Figure 5. p53 deficiency increases secretory the function of the ER through the IRE1α/XBP1 pathway

A. HCT116 p53^+/+ or HCT116 p53^−/− cells, MEF p53^+/+ or MEF p53^−/− cells, and U2OS shLuc or U2OS shp53 cells expressing secreted embryonic alkaline phosphatase (SEAP) were transduced with a pSEAP2 control vector and washed 24 h after transduction. The medium was then changed, and the cells were cultured for another 6 h. Culture media were analyzed for SEAP activity, and luminescence was normalized to cell number. The transfection efficiencies of HCT116 p53^+/+ and HCT116 p53^−/− cells were approximately 80% each (data not shown). B. Overexpression of wild-type p53 inhibited SEAP activity. SEAP activities of cells that constitutively expressed the indicated p53 molecules were analyzed using the same procedure described in (A). C. HCT116 p53^−/− cells that expressed SEAP were transfected with siControl, siATF6, siPERK, or siIRE1α, cultured for 24 h, and following a change of medium, the cells were cultured for another 6 h. Whole cell lysates were analyzed using western blotting with the indicated antibodies, and culture supernatants were analyzed for SEAP activity. Values shown are the mean ± s.d. of three different experiments simultaneously measured. The P value was calculated using two-way ANOVA.

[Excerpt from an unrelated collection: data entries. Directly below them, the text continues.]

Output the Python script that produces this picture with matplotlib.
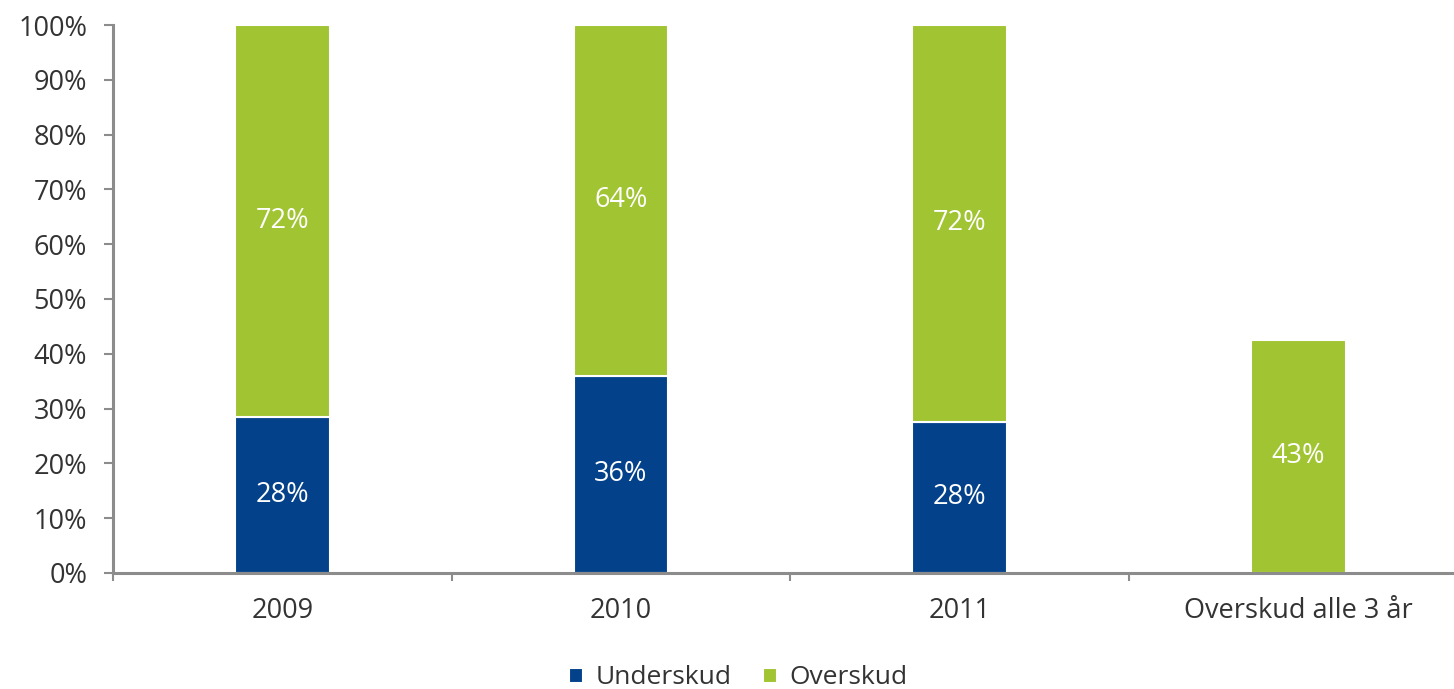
import matplotlib
matplotlib.use('Agg')
import matplotlib.pyplot as plt
import numpy as np

# --- Data ---
categories = ['2009', '2010', '2011', 'Overskud alle 3 år']
underskud = [28.4, 36.0, 27.6, 0.0]
overskud = [71.6, 64.0, 72.4, 42.6]
series_names = ['Underskud', 'Overskud']

blue = '#03428A'
green = '#A1C432'
text_col = '#333333'
axis_col = '#8C8C8C'

plt.rcParams['font.family'] = ['Open Sans', 'DejaVu Sans']
fs = 19.5

fig = plt.figure(figsize=(14.54, 6.89), dpi=100)
ax = fig.add_axes([0.0777, 0.1684, 0.9223, 0.7953])

x = np.arange(len(categories))
width = 0.28

ax.bar(x, underskud, width, color=blue, edgecolor='white', linewidth=1.5,
       label=series_names[0])
ax.bar(x, overskud, width, bottom=underskud, color=green, edgecolor='white',
       linewidth=1.5, label=series_names[1])

# value labels
for i in range(len(categories)):
    if underskud[i] > 0:
        ax.text(x[i], underskud[i] / 2, f'{underskud[i]:.0f}%', ha='center', va='center',
                color='white', fontsize=fs)
    ax.text(x[i], underskud[i] + overskud[i] / 2, f'{overskud[i]:.0f}%', ha='center',
            va='center', color='white', fontsize=fs)

ax.set_yticks(np.arange(0, 101, 10))
ax.set_yticklabels([f'{v}%' for v in range(0, 101, 10)])
ax.set_xticks(x)
ax.set_xticklabels(categories)
ax.set_xticks(np.arange(-0.5, 3.0, 1), minor=True)
ax.set_ylim(0, 100)
ax.set_xlim(-0.5, 3.46)

ax.tick_params(axis='y', direction='out', length=6.5, width=1.5, color=axis_col,
               labelsize=fs, labelcolor=text_col, pad=12)
ax.tick_params(axis='x', which='major', length=0, labelsize=fs, labelcolor=text_col, pad=17)
ax.tick_params(axis='x', which='minor', direction='out', length=6, width=1.5, color=axis_col)

for s in ['top', 'right']:
    ax.spines[s].set_visible(False)
for s in ['left', 'bottom']:
    ax.spines[s].set_color(axis_col)
    ax.spines[s].set_linewidth(2.2)

fig.legend(loc='center', bbox_to_anchor=(0.508, 0.016), ncol=2, frameon=False,
           fontsize=19, handlelength=0.5, handleheight=0.5, handletextpad=0.5,
           columnspacing=1.2, labelcolor=text_col, borderpad=0)

fig.savefig('out.png', dpi=100, facecolor='white')
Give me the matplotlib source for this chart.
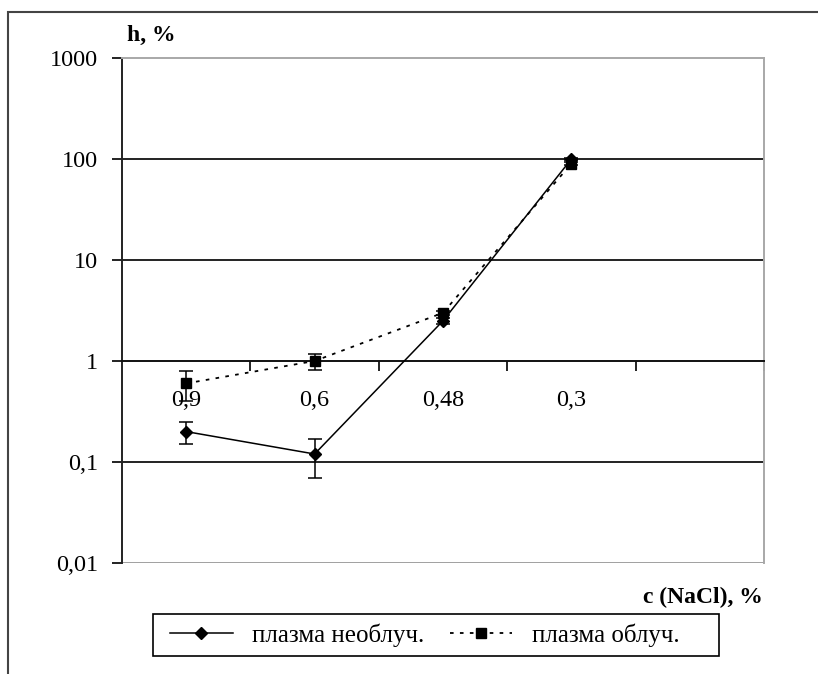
import matplotlib.pyplot as plt
from matplotlib.patches import Rectangle

# Данные
kategorii = ['0,9', '0,6', '0,48', '0,3']
neobl = [0.2, 0.12, 2.5, 100]
neobl_err = [0.05, 0.05, 0.15, 3]
obl = [0.6, 1.0, 3.0, 90]
obl_err = [0.2, 0.18, 0.15, 3]
y_ticks = [0.01, 0.1, 1, 10, 100, 1000]
y_labels = ['0,01', '0,1', '1', '10', '100', '1000']

plt.rcParams['font.family'] = ['Liberation Serif', 'DejaVu Serif']
plt.rcParams['font.size'] = 17.5

W, H = 818, 674
fig = plt.figure(figsize=(W / 100, H / 100), dpi=100)
ax = fig.add_axes([122 / W, 1 - 563 / H, (764 - 122) / W, (563 - 58) / H])

x = list(range(len(kategorii)))

# Линии
ax.plot(x, neobl, color='black', lw=1.1, marker='D', ms=6, label='плазма необлуч.', zorder=4)
ax.plot(x, obl, color='black', lw=1.3, ls=(0, (2, 3.5)), marker='s', ms=7,
        label='плазма облуч.', zorder=4)
ax.errorbar(x, neobl, yerr=neobl_err, fmt='none', ecolor='black', elinewidth=1.1,
            capsize=5, capthick=1.1, zorder=3)
ax.errorbar(x, obl, yerr=obl_err, fmt='none', ecolor='black', elinewidth=1.1,
            capsize=5, capthick=1.1, zorder=3)

ax.set_yscale('log')
ax.set_ylim(0.01, 1000)
ax.set_xlim(-0.5, 4.5)

# Сетка
for v in [0.1, 10, 100]:
    ax.axhline(v, color='#222222', lw=1.4, zorder=1)
ax.axhline(0.01, color='#a0a0a0', lw=1.4, zorder=1)

ax.spines['bottom'].set_position(('data', 1))
ax.spines['bottom'].set_color('#111111')
ax.spines['bottom'].set_linewidth(1.4)
ax.spines['left'].set_color('#222222')
ax.spines['left'].set_linewidth(1.4)
ax.spines['top'].set_color('#a8a8a8')
ax.spines['top'].set_linewidth(1.4)
ax.spines['right'].set_color('#a8a8a8')
ax.spines['right'].set_linewidth(1.4)

ax.set_yticks(y_ticks)
ax.set_yticklabels(y_labels)
ax.yaxis.set_minor_locator(plt.NullLocator())
ax.tick_params(axis='y', length=7, width=1.4, pad=10, color='#222222')

ax.set_xticks([0.5, 1.5, 2.5, 3.5, 4.5])
ax.set_xticklabels([])
ax.set_xticks(x, minor=True)
ax.set_xticklabels(kategorii, minor=True)
ax.tick_params(axis='x', which='major', length=7, width=1.4, direction='out', color='#222222')
ax.tick_params(axis='x', which='minor', length=0, pad=21)

# Подписи осей
fig.text(127 / W, 1 - 35 / H, 'h, %', fontweight='bold', fontsize=17, va='center', ha='left')
fig.text(763 / W, 1 - 597 / H, 'c (NaCl), %', fontweight='bold', fontsize=17, va='center', ha='right')

# Рамка диаграммы
fig.patches.append(Rectangle((8 / W, -0.1), 1.2, 1 - 12 / H + 0.1, transform=fig.transFigure,
                             fill=False, edgecolor='#444444', lw=1.5))

# Легенда с рамкой
fig.patches.append(Rectangle((153 / W, 1 - 656 / H), (719 - 153) / W, (656 - 614) / H,
                             transform=fig.transFigure, fill=False, edgecolor='black', lw=1.2))
leg = fig.legend(loc='center left', bbox_to_anchor=(150 / W, 1 - 635 / H), ncol=2,
                 frameon=False, handlelength=2.5, columnspacing=1.0,
                 handletextpad=0.8, borderpad=0.3, fontsize=18)

plt.savefig('out.png', dpi=100)
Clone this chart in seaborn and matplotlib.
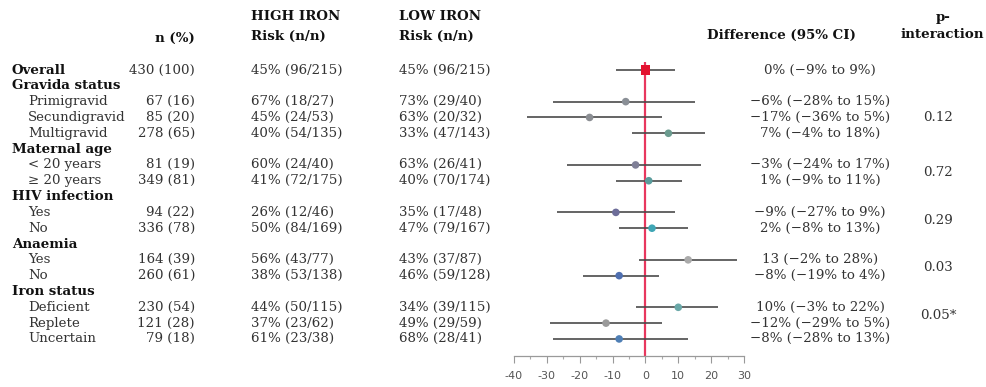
import matplotlib
matplotlib.use("Agg")
import matplotlib.pyplot as plt
import matplotlib.transforms as mtransforms
import numpy as np
import pandas as pd
import seaborn as sns

# ---- table content -------------------------------------------------------
categories = ["Overall", "Gravida status", "Primigravid", "Secundigravid",
              "Multigravid", "Maternal age", "< 20 years", "\u2265 20 years",
              "HIV infection", "Yes", "No", "Anaemia", "Yes", "No",
              "Iron status", "Deficient", "Replete", "Uncertain"]
is_heading = [True, True, False, False, False, True, False, False,
              True, False, False, True, False, False, True, False, False, False]
n_pct = ["430 (100)", "", "67 (16)", "85 (20)", "278 (65)", "", "81 (19)",
         "349 (81)", "", "94 (22)", "336 (78)", "", "164 (39)", "260 (61)",
         "", "230 (54)", "121 (28)", "79 (18)"]
high_iron = ["45% (96/215)", "", "67% (18/27)", "45% (24/53)", "40% (54/135)",
             "", "60% (24/40)", "41% (72/175)", "", "26% (12/46)",
             "50% (84/169)", "", "56% (43/77)", "38% (53/138)", "",
             "44% (50/115)", "37% (23/62)", "61% (23/38)"]
low_iron = ["45% (96/215)", "", "73% (29/40)", "63% (20/32)", "33% (47/143)",
            "", "63% (26/41)", "40% (70/174)", "", "35% (17/48)",
            "47% (79/167)", "", "43% (37/87)", "46% (59/128)", "",
            "34% (39/115)", "49% (29/59)", "68% (28/41)"]
difference = [0, None, -6, -17, 7, None, -3, 1, None, -9, 2, None, 13, -8,
              None, 10, -12, -8]
ci_lower = [-9, None, -28, -36, -4, None, -24, -9, None, -27, -8, None, -2,
            -19, None, -3, -29, -28]
ci_upper = [9, None, 15, 5, 18, None, 17, 11, None, 9, 13, None, 28, 4,
            None, 22, 5, 13]
difference_text = ["0% (\u22129% to 9%)", "", "\u22126% (\u221228% to 15%)",
                   "\u221217% (\u221236% to 5%)", "7% (\u22124% to 18%)", "",
                   "\u22123% (\u221224% to 17%)", "1% (\u22129% to 11%)", "",
                   "\u22129% (\u221227% to 9%)", "2% (\u22128% to 13%)", "",
                   "13 (\u22122% to 28%)", "\u22128% (\u221219% to 4%)", "",
                   "10% (\u22123% to 22%)", "\u221212% (\u221229% to 5%)",
                   "\u22128% (\u221228% to 13%)"]
marker_colors = ["#e3122f", None, "#8a8f96", "#8b8e93", "#6b9b8f", None,
                 "#7f7f97", "#5a9c9c", None, "#6d6d99", "#3fa6b5", None,
                 "#aaaaaa", "#4f6fb0", None, "#6aa8a8", "#9a9a9a", "#4f7fb5"]
p_interaction = ["0.12", "0.72", "0.29", "0.03", "0.05*"]
p_row = [3.0, 6.5, 9.5, 12.5, 15.5]
x_ticks = [-40, -30, -20, -10, 0, 10, 20, 30]

# ---- figure --------------------------------------------------------------
W, H = 987, 387
sns.set_theme(style="white")
plt.rcParams["font.family"] = ["DejaVu Serif"]

fig = plt.figure(figsize=(W / 100, H / 100), dpi=100)
fig.patch.set_facecolor("white")

ax_left, ax_right, ax_top, ax_bottom = 514, 744, 62, 356
ax = fig.add_axes([ax_left / W, 1 - ax_bottom / H,
                   (ax_right - ax_left) / W, (ax_bottom - ax_top) / H])
row_step = 15.82
first_row_px = 70
ax.set_ylim((ax_bottom - first_row_px) / row_step,
            (ax_top - first_row_px) / row_step)
ax.set_xlim(-40, 30)

df = pd.DataFrame({"row": np.arange(len(categories)), "label": categories,
                   "diff": difference, "lo": ci_lower, "hi": ci_upper,
                   "color": marker_colors})
est = df.dropna(subset=["diff"]).copy()

# reference line at no difference
ax.axvline(0, color="#e8375e", lw=1.6, zorder=1)

# confidence intervals
ax.hlines(est["row"], est["lo"], est["hi"], color="#4a4a4a", lw=1.2, zorder=2)

# point estimates
overall = est[est["row"] == 0]
subgroups = est[est["row"] != 0]
sns.scatterplot(data=subgroups, x="diff", y="row", hue="row",
                palette=dict(zip(subgroups["row"], subgroups["color"])),
                marker="o", s=30, edgecolor="none", legend=False, ax=ax,
                zorder=3)
sns.scatterplot(data=overall, x="diff", y="row", color=overall["color"].iloc[0],
                marker="s", s=45, edgecolor="none", legend=False, ax=ax,
                zorder=3)

ax.set_xlabel("")
ax.set_ylabel("")
ax.set_yticks([])
ax.set_xticks(x_ticks)
ax.set_xticks(np.arange(-35, 30, 10), minor=True)
ax.set_xticklabels([str(t) for t in x_ticks], family="DejaVu Sans",
                   fontsize=8, color="#555555")
ax.tick_params(axis="x", which="major", length=5, width=0.8, color="#999999",
               pad=6, bottom=True)
ax.tick_params(axis="x", which="minor", length=2.5, width=0.8,
               color="#aaaaaa", bottom=True)
for side in ["top", "left", "right"]:
    ax.spines[side].set_visible(False)
ax.spines["bottom"].set_color("#9a9a9a")
ax.spines["bottom"].set_linewidth(0.9)
ax.patch.set_alpha(0)

# ---- text columns --------------------------------------------------------
trans = mtransforms.blended_transform_factory(fig.transFigure, ax.transData)


def row_of(px_y):
    return (px_y - first_row_px) / row_step


def put(px_x, y, s, ha="left", bold=False, color="#333333", size=9.6):
    fig.text(px_x / W, y, s, transform=trans, ha=ha, va="center",
             fontsize=size, fontweight="bold" if bold else "normal",
             color="#111111" if bold else color)


# column headings
put(195, row_of(38), "n (%)", ha="right", bold=True)
put(251, row_of(16), "HIGH IRON", bold=True)
put(251, row_of(36), "Risk (n/n)", bold=True)
put(399, row_of(16), "LOW IRON", bold=True)
put(399, row_of(36), "Risk (n/n)", bold=True)
put(781, row_of(35), "Difference (95% CI)", ha="center", bold=True)
put(943, row_of(18), "p-", ha="center", bold=True)
put(942, row_of(35), "interaction", ha="center", bold=True)

for i, name in enumerate(categories):
    put(12 if is_heading[i] else 28, i, name, bold=is_heading[i])
    if n_pct[i]:
        put(195, i, n_pct[i], ha="right")
        put(251, i, high_iron[i])
        put(399, i, low_iron[i])
        put(820, i, difference_text[i], ha="center")

for p, r in zip(p_interaction, p_row):
    put(938, r, p, ha="center")

fig.savefig("out.png", dpi=100)
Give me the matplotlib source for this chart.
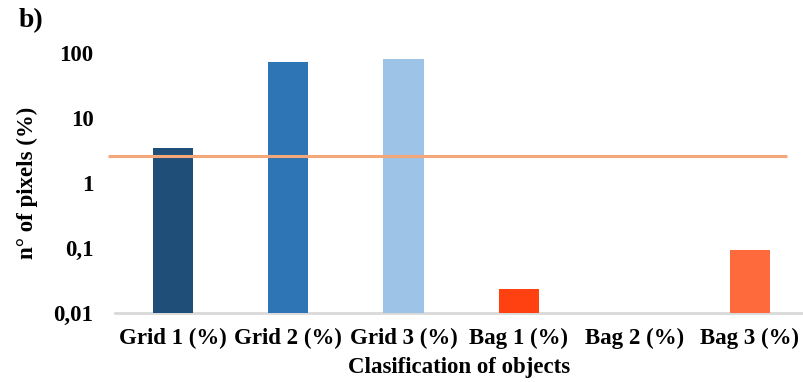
import matplotlib
matplotlib.use("Agg")
import matplotlib.pyplot as plt
from matplotlib.ticker import FixedLocator, FixedFormatter, NullLocator

categories = ["Grid 1 (%)", "Grid 2 (%)", "Grid 3 (%)", "Bag 1 (%)", "Bag 2 (%)", "Bag 3 (%)"]
values = [3.5, 72, 81, 0.023, 0.0, 0.093]
threshold = 2.6
bar_colors = ["#1f4e79", "#2e75b6", "#9dc3e6", "#ff4010", "#ff6a3d", "#ff6a3d"]
ytick_values = [0.01, 0.1, 1, 10, 100]
ytick_labels = ["0,01", "0,1", "1", "10", "100"]

plt.rcParams["font.family"] = ["Liberation Serif", "DejaVu Serif"]
plt.rcParams["font.weight"] = "bold"

fs = 16.5

fig = plt.figure(figsize=(8.04, 3.82), dpi=100)
ax = fig.add_axes([115 / 804, 69 / 382, (804 - 115) / 804, (313 - 53) / 382])

x = list(range(len(categories)))
ymin = 0.01
ax.bar(x, [v - ymin if v > ymin else 0 for v in values], bottom=ymin, width=0.35,
       color=bar_colors, zorder=2)

ax.set_yscale("log")
ax.set_ylim(0.01, 100)
ax.set_xlim(-0.5, 5.47)
ax.yaxis.set_major_locator(FixedLocator(ytick_values))
ax.yaxis.set_major_formatter(FixedFormatter(ytick_labels))
ax.yaxis.set_minor_locator(NullLocator())
ax.set_xticks(x)
ax.set_xticklabels(categories)
ax.tick_params(axis="both", length=0, labelsize=fs)
ax.tick_params(axis="x", pad=11)
ax.tick_params(axis="y", pad=15.5)

for side in ["top", "right", "left"]:
    ax.spines[side].set_visible(False)
ax.spines["bottom"].set_color("#d9d9d9")
ax.spines["bottom"].set_linewidth(2)
ax.spines["bottom"].set_zorder(1)

# threshold line
ax.plot([-0.56, 5.32], [threshold, threshold], color="#f4a87a", lw=2.2,
        zorder=3, clip_on=False, solid_capstyle="butt")

ax.set_xlabel("Clasification of objects", fontsize=fs, fontweight="bold", labelpad=5.5)
fig.text(27 / 804, 1 - 183 / 382, "n° of pixels (%)", rotation=90, fontsize=fs,
         fontweight="bold", ha="center", va="center")
fig.text(19 / 804, 1 - 21 / 382, "b)", fontsize=20, fontweight="bold",
         ha="left", va="center")

fig.savefig("out.png", dpi=100)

Figure 6. The IRE1α inhibitor (STF-083010) suppresses the growth in vitro and in vivo of p53-deficient human cancer cells

A. Effects of an IRE1α inhibitor on cell viability and on Tm-induced cell death in p53-deficient cells. HCT116 p53^+/+ or HCT116 p53^−/− cells, MEF p53^+/+ or MEF p53^−/− cells, and U2OS shLuc or U2OS shp53 cells were treated with Tm (0.5 mg/mL), STF-083010 (50 μM), or both for 24 h. Cell viability was determined using an MTT assay. Values shown are the mean ± s.d. of three different experiments measured simultaneously. B. An IRE1α inhibitor selectively suppresses the growth of p53-deficient tumors in nude mice. HCT116 p53^+/+ and HCT116 p53^−/− cells were used to engraft nude mice, and 4 days after injecting the cells, DMSO or STF-083010 (40 mg/kg) was intraperitoneally administered once every 3 days. Tumor volume was measured on the indicated days. After 15 days, the weights of the tumors (left panel) were measured. Values shown are the mean ± standard error of the mean of eight mice from each group. The P value was calculated using two-way ANOVA.